The United Kingdom is a class-based society that loves its layers and hierarchy. “They love their layers here, they do!” A friend told me about his experiences in Scandinavia and the UK. “The UK wants to maintain that upstairs/downstairs relationship as long as possible, and they do so in corporations now, as opposed to the manor house.” And the mass influx of immigrants from the former colonies and from Eastern Europe solidifies this differentness to the local and hierarchical English, although the immigrants clash with the native lower classes and it is often quite ugly.

Above all they love to trumpet their “Englishness” as often as they can, wrapping just about everything in the Union Jack. They have their Harrods tea and crumpets and scones and stuffed breakfast tables on which they place English breakfast – a huge and lovely assortment of bangers and scrambled eggs and mushrooms and toast.
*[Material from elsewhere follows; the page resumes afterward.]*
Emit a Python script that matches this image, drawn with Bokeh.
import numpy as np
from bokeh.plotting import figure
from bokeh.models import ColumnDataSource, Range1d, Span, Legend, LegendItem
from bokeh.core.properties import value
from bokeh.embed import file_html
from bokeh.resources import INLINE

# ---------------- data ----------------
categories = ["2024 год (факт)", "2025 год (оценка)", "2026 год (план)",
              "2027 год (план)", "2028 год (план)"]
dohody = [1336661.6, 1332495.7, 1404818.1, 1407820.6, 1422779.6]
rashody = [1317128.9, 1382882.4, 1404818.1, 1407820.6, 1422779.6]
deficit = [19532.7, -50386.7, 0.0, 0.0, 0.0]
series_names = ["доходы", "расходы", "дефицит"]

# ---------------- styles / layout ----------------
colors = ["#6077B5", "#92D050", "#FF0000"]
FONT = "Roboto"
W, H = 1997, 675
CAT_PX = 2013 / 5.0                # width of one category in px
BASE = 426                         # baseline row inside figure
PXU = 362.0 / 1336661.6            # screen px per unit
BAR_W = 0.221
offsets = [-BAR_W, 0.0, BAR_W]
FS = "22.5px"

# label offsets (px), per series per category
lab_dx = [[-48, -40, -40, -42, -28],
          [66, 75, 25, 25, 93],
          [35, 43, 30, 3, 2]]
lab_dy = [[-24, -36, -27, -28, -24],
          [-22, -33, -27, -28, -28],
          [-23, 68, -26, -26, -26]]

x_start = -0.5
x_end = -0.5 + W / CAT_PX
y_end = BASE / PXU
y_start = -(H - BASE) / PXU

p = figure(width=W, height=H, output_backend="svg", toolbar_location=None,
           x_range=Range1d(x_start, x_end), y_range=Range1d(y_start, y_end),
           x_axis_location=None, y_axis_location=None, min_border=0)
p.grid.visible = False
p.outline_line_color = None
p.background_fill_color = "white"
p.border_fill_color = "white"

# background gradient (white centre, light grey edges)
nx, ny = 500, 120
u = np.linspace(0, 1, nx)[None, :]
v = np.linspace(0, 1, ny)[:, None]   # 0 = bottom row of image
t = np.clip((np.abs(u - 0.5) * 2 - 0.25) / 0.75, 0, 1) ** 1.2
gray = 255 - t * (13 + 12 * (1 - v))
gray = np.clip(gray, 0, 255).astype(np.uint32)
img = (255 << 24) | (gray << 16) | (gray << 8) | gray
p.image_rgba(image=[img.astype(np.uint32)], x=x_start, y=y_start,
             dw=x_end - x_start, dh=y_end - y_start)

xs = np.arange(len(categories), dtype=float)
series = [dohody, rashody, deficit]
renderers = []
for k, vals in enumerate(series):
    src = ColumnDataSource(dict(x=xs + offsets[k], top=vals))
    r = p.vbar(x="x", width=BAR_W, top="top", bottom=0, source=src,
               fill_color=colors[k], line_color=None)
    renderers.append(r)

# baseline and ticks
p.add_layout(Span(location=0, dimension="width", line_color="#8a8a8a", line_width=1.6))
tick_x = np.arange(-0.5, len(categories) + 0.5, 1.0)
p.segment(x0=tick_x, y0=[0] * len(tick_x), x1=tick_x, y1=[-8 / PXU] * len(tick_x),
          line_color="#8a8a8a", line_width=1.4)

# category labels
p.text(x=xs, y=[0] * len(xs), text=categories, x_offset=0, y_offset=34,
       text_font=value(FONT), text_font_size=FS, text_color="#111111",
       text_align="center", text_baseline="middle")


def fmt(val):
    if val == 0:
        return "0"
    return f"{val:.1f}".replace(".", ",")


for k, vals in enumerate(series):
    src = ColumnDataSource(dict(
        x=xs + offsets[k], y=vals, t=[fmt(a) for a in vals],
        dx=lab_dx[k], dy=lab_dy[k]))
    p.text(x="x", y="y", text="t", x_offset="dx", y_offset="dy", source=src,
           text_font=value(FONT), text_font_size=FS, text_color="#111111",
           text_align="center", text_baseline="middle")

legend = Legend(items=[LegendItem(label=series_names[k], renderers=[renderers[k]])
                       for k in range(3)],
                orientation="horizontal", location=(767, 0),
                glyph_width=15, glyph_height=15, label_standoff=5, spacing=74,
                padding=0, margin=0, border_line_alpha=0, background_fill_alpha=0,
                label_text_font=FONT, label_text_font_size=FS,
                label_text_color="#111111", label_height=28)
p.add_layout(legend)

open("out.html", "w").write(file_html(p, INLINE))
They pride themselves on the men who dress smart and wear the bowler hats and carry their bumbershoots. They love to annoy foreigners by launching into bit of colloquial language which is utterly non-sensical to any non-native of that “shire” whence they can. They love their heavy inflection on words you would struggle to find in the dictionary.

They love their brands, which, oddly, are not entirely British. They love the Mini Cooper (now owned by BMW) and Marks & Spencer, Waitrose, Tesco, Asda (Walmart in the UK).
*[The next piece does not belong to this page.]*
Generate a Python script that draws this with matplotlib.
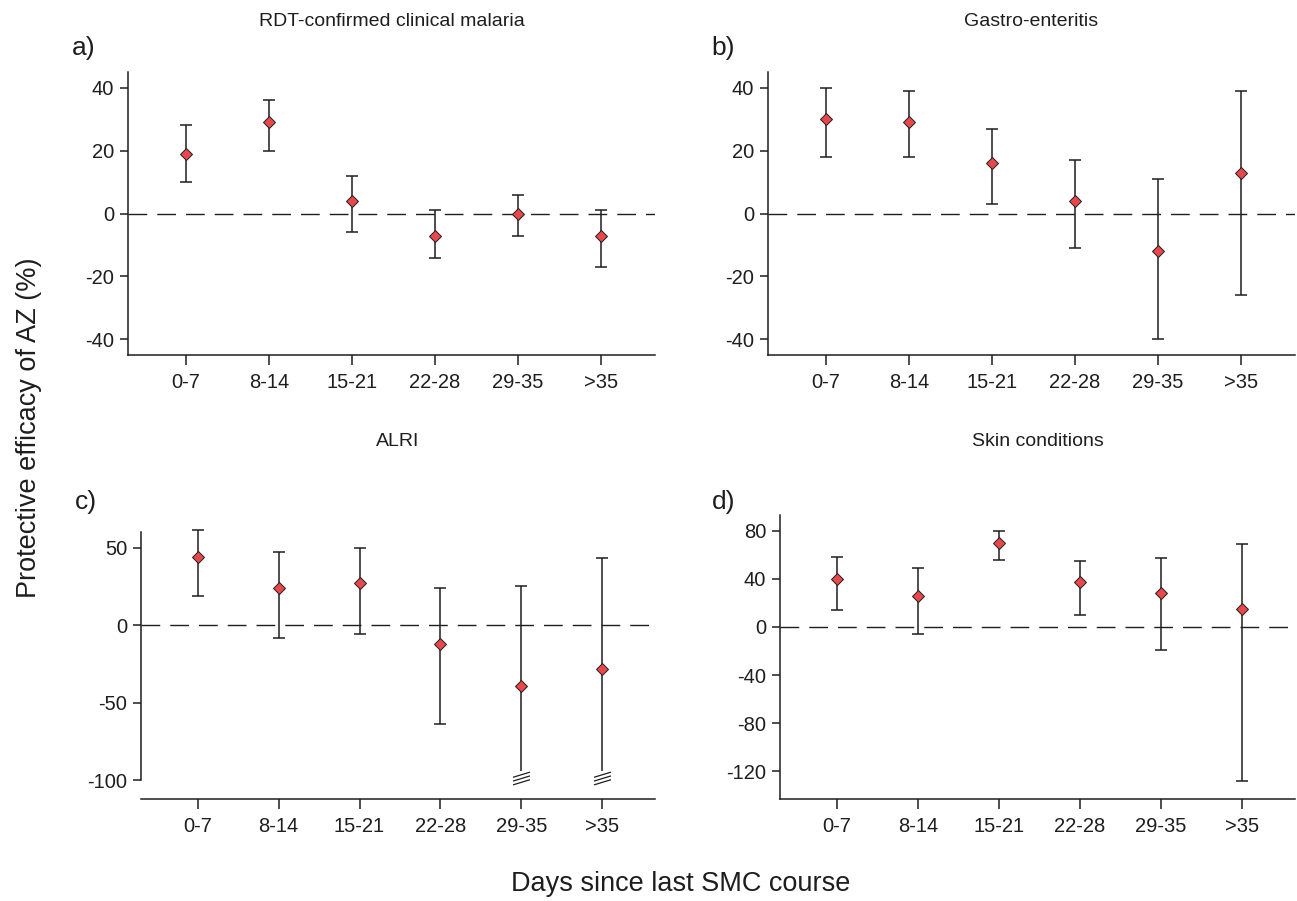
import numpy as np
import matplotlib.pyplot as plt
from matplotlib.path import Path

plt.rcParams['font.family'] = ['Liberation Sans', 'DejaVu Sans']
plt.rcParams['axes.unicode_minus'] = False

# days since last SMC course
groups = ['0-7', '8-14', '15-21', '22-28', '29-35', '>35']

# protective efficacy of AZ (%), point estimate and 95% CI
mal_est = [19, 29, 4, -7, 0, -7]
mal_lo = [10, 20, -6, -14, -7, -17]
mal_hi = [28, 36, 12, 1, 6, 1]

gas_est = [30, 29, 16, 4, -12, 13]
gas_lo = [18, 18, 3, -11, -40, -26]
gas_hi = [40, 39, 27, 17, 11, 39]

alri_est = [44, 24, 27, -12, -39, -28]
alri_lo = [19, -8, -6, -64, -160, -150]   # last two run off the axis (broken)
alri_hi = [61, 47, 50, 24, 25, 43]

skin_est = [40, 26, 70, 37, 28, 15]
skin_lo = [14, -6, 56, 10, -19, -128]
skin_hi = [58, 49, 80, 55, 57, 69]

W, H = 1297, 901
fig = plt.figure(figsize=(W/100, H/100), dpi=100)

ink = '#1e1e1e'
red = '#e8474b'

# break mark: three short slanted strokes
bv, bc = [], []
for dy in (-3.8, 0, 3.8):
    bv += [(-8.5, dy - 2.6), (8.5, dy + 2.6)]
    bc += [Path.MOVETO, Path.LINETO]
break_mark = Path(bv, bc)


def panel(px, title, label, est, lo, hi, ylim, yticks, spine_lo=None, clip=None, brk=None,
          title_y=21, label_xy=(72, 48)):
    l, r, t, b = px
    ax = fig.add_axes([l/W, 1 - b/H, (r - l)/W, (b - t)/H])
    x = np.arange(1, len(groups) + 1)
    ax.axhline(0, color=ink, lw=1.0, dashes=(13.5, 7.2), dash_capstyle='butt', zorder=1)
    lo = np.array(lo, dtype=float)
    hi = np.array(hi, dtype=float)
    cut = np.zeros(len(lo), bool) if clip is None else lo < ylim[0]
    lo_draw = np.where(cut, clip if clip is not None else 0, lo)
    ax.vlines(x, lo_draw, hi, color=ink, lw=1.1, zorder=2, clip_on=False)
    ax.plot(x, hi, ls='none', marker='_', ms=9, mew=1.1, color=ink, zorder=2, clip_on=False)
    ax.plot(x[~cut], lo[~cut], ls='none', marker='_', ms=9, mew=1.1, color=ink, zorder=2, clip_on=False)
    if cut.any():
        ax.plot(x[cut], np.full(cut.sum(), brk), ls='none', marker=break_mark, ms=12.2,
                mew=0.9, color=ink, zorder=2, clip_on=False)
    ax.plot(x, est, ls='none', marker='D', ms=6.3, mfc=red, mec=ink, mew=0.7, zorder=3, clip_on=False)

    ax.set_xlim(0.3, 6.65)
    ax.set_ylim(ylim)
    ax.set_xticks(x)
    ax.set_xticklabels(groups)
    ax.set_yticks(yticks)
    ax.spines['top'].set_visible(False)
    ax.spines['right'].set_visible(False)
    for s in ('left', 'bottom'):
        ax.spines[s].set_color(ink)
        ax.spines[s].set_linewidth(1.1)
    if spine_lo is not None:
        ax.spines['left'].set_bounds(spine_lo, ylim[1])
    ax.tick_params(axis='y', length=6, width=1.1, color=ink, pad=4, labelsize=14.5, labelcolor=ink)
    ax.tick_params(axis='x', length=7, width=1.1, color=ink, pad=6, labelsize=14.5, labelcolor=ink)

    fig.text((l + r)/2/W, 1 - title_y/H, title, ha='center', va='center', fontsize=14, color=ink)
    fig.text(label_xy[0]/W, 1 - label_xy[1]/H, label, ha='left', va='center', fontsize=19, color=ink)
    return ax


panel((128, 655, 72, 355), 'RDT-confirmed clinical malaria', 'a)', mal_est, mal_lo, mal_hi,
      (-45, 45), [-40, -20, 0, 20, 40], label_xy=(72, 48))
panel((768, 1295, 72, 355), 'Gastro-enteritis', 'b)', gas_est, gas_lo, gas_hi,
      (-45, 45), [-40, -20, 0, 20, 40], label_xy=(711, 48))
panel((141, 655, 532, 799), 'ALRI', 'c)', alri_est, alri_lo, alri_hi,
      (-112, 60), [-100, -50, 0, 50], spine_lo=-100, clip=-94, brk=-98.5,
      title_y=441, label_xy=(75, 502))
panel((780, 1295, 515, 799), 'Skin conditions', 'd)', skin_est, skin_lo, skin_hi,
      (-143, 93), [-120, -80, -40, 0, 40, 80], title_y=441, label_xy=(712, 502))

fig.text(29/W, 1 - 428/H, 'Protective efficacy of AZ (%)', rotation=90, ha='center', va='center',
         fontsize=19.5, color=ink)
fig.text(681/W, 1 - 884/H, 'Days since last SMC course', ha='center', va='center',
         fontsize=19.5, color=ink)

plt.savefig('out.png', dpi=100)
To most foreigners, the English come across as condescending, patronizing, or both. They can be, as a colleague once said to me “quite cold.” But on Thursday and Friday nights, they flock to the pubs and down pint after pint, in a spirit of camaraderie that is not so often seen in other parts of the world.
“I think they have to drink like that” said a friend… “In order to tolerate their own society.”